While concerned parents have praised the decision, others have viewed the changes as an attack on the game itself. Comment sections on websites like TSN and CBC are filled with people bemoaning the loss of bodychecking at the peewee level. Popular comments draw comparisons to NHL issues such as players receiving concussions due to not being taught to keep their head up as a kid. Concerns about the decline of the hard-nosed brand of Canadian hockey are a common theme.
This initiative meant to protect the long-term health of children playing hockey in local rinks has triggered a debate on the state of professional hockey. While making sweeping comparisons between the state of professional and minor hockey may be tempting, the main issue must not be ignored: kids are sustaining severe head injuries, and these injuries are scaring them and their parents away from Canada’s treasured pastime.
Bodychecking proponents have made the mistake of putting the needs of an extreme minority of players that will play hockey at a highly competitive level ahead of the vast majority that won’t. They often argue that bodychecking needs to be taught at a young age so that players can learn to make and take a hit safely in the future. But considering that all but the most elite players will be playing in non-contact leagues by the time they are young adults — if they are even playing at all — some important questions are raised. Why should all players risk injury to learn a skill most won’t end up needing?

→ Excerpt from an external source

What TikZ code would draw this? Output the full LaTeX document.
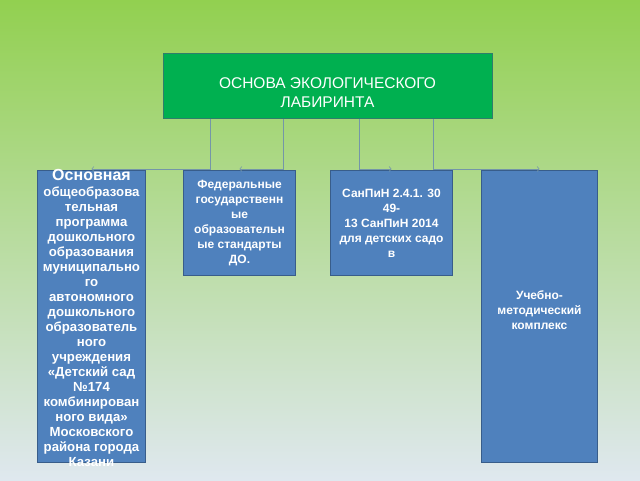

Hitting will always have a place in hockey. When the players’ skills and awareness have been sharpened enough and their bodies have matured to take the punishment, bodychecking becomes an exciting addition to hockey. The young players will just have to wait a few years to decide if they want to engage in that aspect of the game.
In the meantime, the Canadian identity will be just fine. As science has come to understand the consequences of bodychecking in minor hockey, the true Canadian spirit has shone through. We may be a rough and tumble nation of Canucks, but we don’t need to risk concussing our kids to prove it.